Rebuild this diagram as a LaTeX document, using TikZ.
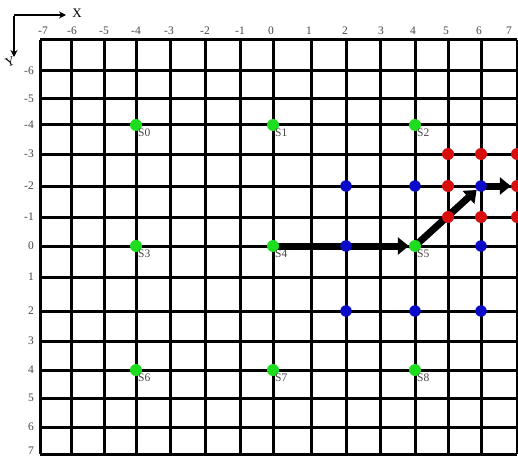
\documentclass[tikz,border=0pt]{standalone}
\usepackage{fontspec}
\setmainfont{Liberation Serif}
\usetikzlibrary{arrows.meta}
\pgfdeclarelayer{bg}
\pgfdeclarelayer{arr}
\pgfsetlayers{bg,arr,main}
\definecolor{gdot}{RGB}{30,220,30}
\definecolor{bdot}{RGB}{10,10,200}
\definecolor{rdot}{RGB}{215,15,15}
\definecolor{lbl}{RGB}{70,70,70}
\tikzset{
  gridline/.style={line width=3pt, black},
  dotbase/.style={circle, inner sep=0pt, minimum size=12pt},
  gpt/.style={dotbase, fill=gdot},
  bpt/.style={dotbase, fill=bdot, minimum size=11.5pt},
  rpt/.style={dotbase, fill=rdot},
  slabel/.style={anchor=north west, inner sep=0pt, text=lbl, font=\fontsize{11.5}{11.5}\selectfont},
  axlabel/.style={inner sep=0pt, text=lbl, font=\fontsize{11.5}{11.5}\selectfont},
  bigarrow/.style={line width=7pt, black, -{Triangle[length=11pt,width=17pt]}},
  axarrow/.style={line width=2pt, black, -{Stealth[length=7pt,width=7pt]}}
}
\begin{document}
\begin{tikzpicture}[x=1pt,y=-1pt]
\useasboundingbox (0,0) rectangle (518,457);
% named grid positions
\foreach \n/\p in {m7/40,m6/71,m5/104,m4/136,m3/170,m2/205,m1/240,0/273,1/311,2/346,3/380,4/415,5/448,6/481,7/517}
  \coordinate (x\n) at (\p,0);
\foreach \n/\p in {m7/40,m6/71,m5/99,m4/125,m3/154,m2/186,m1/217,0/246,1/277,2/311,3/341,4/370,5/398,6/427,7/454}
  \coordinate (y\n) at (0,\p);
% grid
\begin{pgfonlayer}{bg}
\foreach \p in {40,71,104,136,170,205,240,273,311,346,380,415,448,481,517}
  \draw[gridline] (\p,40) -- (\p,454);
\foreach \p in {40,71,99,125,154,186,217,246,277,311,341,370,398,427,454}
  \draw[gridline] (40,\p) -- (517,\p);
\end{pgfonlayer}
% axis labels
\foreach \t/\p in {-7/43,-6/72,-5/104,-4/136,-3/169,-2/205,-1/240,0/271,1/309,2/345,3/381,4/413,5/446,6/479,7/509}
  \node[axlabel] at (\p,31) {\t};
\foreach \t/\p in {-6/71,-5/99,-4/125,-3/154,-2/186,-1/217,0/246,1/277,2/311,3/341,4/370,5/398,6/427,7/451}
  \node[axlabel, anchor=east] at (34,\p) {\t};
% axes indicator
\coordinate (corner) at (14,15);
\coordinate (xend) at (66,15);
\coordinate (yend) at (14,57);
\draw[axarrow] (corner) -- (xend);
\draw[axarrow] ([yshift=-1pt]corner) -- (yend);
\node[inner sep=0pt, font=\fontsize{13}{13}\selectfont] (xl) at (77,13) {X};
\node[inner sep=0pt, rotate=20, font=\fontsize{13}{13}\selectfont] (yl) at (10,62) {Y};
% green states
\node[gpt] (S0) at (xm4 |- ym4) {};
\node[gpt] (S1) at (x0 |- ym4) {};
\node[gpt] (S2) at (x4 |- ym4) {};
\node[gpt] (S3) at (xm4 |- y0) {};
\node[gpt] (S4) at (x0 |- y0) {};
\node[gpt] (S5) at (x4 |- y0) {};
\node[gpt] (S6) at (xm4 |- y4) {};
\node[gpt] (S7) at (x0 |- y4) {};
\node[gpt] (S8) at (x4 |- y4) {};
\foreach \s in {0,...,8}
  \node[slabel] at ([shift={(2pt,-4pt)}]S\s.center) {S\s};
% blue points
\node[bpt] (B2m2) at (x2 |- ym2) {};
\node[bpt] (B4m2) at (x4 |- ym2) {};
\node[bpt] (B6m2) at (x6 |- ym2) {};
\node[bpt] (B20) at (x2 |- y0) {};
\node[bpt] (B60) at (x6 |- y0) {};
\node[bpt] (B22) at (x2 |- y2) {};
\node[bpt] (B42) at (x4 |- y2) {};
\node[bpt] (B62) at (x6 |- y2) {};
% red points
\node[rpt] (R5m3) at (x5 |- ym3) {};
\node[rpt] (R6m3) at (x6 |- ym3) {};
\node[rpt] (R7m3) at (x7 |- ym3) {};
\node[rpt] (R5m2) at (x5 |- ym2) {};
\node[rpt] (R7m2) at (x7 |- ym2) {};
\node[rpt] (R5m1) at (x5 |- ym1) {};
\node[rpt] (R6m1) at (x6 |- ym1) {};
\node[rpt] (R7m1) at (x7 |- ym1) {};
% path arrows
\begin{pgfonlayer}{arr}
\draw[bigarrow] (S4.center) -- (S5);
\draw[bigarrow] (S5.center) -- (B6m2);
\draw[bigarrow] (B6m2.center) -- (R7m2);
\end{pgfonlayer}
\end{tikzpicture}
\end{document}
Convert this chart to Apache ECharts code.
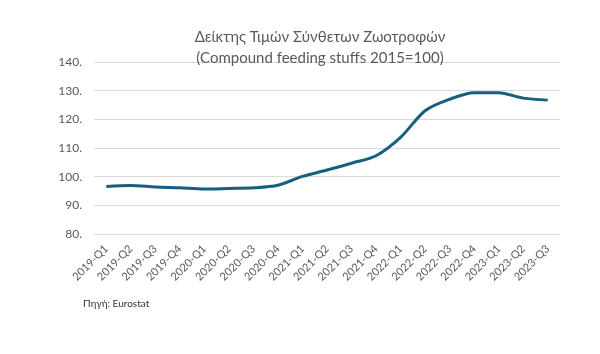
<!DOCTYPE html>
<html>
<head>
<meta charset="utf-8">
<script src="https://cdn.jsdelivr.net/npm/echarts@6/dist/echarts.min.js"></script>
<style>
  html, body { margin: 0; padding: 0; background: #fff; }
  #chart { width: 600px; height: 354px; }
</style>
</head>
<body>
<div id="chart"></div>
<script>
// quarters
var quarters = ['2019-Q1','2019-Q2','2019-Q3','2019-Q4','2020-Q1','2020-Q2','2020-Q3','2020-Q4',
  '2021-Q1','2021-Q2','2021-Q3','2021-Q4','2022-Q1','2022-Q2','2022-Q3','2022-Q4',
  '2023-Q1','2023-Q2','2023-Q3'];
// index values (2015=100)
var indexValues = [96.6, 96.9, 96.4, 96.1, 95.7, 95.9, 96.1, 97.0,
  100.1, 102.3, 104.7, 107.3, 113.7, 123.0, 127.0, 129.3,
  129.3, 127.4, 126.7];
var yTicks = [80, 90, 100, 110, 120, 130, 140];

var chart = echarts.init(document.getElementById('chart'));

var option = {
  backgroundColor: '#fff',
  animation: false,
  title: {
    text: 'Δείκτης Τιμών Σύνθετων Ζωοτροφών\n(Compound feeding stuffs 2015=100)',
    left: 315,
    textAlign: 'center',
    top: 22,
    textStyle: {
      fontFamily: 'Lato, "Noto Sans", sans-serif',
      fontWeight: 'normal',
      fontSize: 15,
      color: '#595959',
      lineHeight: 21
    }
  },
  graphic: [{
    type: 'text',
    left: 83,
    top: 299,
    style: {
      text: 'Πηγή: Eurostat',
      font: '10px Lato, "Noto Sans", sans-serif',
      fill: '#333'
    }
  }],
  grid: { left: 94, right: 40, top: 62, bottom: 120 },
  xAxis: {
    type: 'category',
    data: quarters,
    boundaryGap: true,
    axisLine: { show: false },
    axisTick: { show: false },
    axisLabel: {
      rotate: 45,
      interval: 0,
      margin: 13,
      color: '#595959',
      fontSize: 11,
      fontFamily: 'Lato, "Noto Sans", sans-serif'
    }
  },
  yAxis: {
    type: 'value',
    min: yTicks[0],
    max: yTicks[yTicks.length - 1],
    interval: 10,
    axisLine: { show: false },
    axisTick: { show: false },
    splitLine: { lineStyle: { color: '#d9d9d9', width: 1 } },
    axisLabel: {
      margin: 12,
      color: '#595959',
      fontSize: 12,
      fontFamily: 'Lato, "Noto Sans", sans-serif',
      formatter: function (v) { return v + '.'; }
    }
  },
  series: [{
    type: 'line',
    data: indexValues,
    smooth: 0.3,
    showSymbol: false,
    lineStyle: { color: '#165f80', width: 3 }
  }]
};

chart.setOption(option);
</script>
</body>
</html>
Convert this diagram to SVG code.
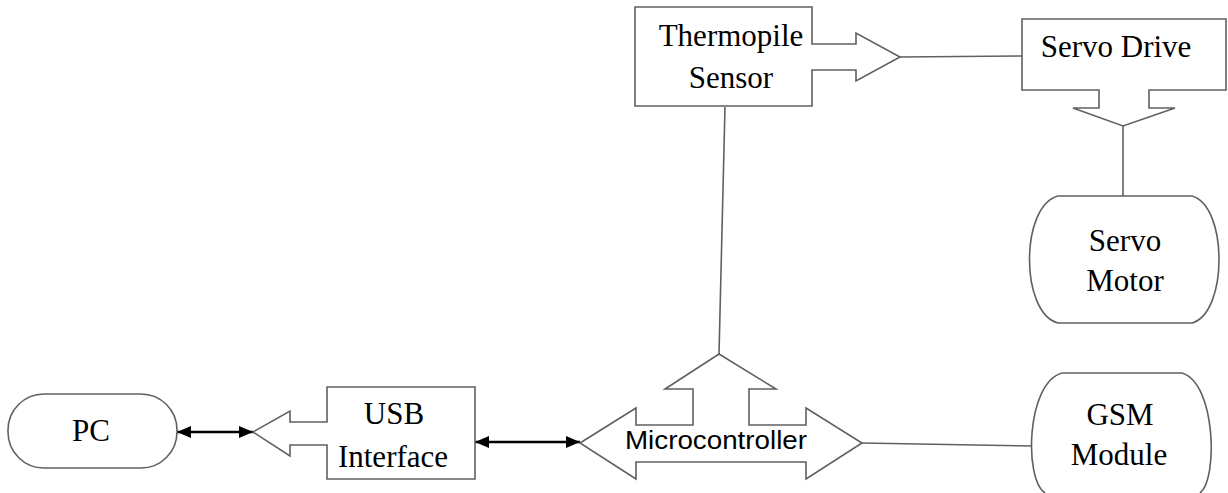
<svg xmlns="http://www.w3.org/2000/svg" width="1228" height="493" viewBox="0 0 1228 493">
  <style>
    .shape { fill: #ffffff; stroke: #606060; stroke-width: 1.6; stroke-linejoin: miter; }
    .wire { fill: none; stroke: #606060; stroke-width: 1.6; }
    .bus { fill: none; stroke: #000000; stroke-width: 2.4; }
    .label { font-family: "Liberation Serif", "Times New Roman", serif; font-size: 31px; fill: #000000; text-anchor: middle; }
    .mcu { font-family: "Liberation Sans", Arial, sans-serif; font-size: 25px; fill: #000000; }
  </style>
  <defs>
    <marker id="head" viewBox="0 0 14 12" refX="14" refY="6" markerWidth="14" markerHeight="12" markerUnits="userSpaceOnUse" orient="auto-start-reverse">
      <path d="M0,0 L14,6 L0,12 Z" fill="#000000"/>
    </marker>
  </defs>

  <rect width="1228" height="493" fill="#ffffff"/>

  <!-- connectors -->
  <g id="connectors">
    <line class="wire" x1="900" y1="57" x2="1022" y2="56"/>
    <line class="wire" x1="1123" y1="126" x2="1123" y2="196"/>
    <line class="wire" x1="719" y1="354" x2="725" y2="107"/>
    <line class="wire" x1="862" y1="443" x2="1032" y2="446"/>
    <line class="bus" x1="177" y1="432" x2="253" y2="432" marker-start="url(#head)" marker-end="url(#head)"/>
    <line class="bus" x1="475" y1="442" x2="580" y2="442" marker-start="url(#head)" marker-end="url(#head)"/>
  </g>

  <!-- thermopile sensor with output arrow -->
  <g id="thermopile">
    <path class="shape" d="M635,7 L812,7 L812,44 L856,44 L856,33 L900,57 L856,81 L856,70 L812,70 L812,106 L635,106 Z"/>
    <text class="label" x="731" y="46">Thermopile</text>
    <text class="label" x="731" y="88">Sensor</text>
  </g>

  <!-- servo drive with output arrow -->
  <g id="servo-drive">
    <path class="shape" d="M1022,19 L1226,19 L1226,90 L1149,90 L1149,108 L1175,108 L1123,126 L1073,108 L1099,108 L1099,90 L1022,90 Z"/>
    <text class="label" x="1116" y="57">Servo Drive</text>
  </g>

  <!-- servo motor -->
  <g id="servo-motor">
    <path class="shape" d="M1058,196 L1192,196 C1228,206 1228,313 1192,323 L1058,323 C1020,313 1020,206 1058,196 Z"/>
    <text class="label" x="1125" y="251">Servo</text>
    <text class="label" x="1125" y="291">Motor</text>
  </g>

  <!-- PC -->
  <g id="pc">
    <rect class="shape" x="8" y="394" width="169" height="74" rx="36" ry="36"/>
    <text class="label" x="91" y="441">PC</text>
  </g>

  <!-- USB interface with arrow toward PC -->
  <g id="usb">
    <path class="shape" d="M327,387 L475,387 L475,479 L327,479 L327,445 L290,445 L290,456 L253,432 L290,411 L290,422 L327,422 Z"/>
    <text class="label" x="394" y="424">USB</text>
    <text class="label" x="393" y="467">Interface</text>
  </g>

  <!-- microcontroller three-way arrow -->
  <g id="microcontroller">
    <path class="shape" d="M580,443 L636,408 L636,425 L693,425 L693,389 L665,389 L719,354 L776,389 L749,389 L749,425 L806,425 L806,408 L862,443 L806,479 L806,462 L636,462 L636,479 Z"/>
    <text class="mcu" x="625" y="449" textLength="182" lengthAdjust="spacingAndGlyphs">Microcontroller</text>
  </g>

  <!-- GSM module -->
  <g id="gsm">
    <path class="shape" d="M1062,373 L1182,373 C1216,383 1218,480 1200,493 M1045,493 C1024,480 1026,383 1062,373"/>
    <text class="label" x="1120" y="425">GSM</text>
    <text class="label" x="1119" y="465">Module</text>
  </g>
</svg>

+ + + + + + +

= The task =
Nothing but the lines from the one containing "Convert this chart to Apache ECharts code." through the one containing "var chart = echarts.init(document.getElementById('chart'));" should appear in your copy, exactly as written and without pictures.

= Answer to this exercise =
Convert this chart to Apache ECharts code.
<!DOCTYPE html>
<html>
<head>
<meta charset="utf-8">
<script src="https://cdn.jsdelivr.net/npm/echarts@6/dist/echarts.min.js"></script>
<style>
  html, body { margin: 0; padding: 0; background: #fff; }
  #chart { width: 600px; height: 354px; }
</style>
</head>
<body>
<div id="chart"></div>
<script>
// quarters
var quarters = ['2019-Q1','2019-Q2','2019-Q3','2019-Q4','2020-Q1','2020-Q2','2020-Q3','2020-Q4',
  '2021-Q1','2021-Q2','2021-Q3','2021-Q4','2022-Q1','2022-Q2','2022-Q3','2022-Q4',
  '2023-Q1','2023-Q2','2023-Q3'];
// index values (2015=100)
var indexValues = [96.6, 96.9, 96.4, 96.1, 95.7, 95.9, 96.1, 97.0,
  100.1, 102.3, 104.7, 107.3, 113.7, 123.0, 127.0, 129.3,
  129.3, 127.4, 126.7];
var yTicks = [80, 90, 100, 110, 120, 130, 140];

var chart = echarts.init(document.getElementById('chart'));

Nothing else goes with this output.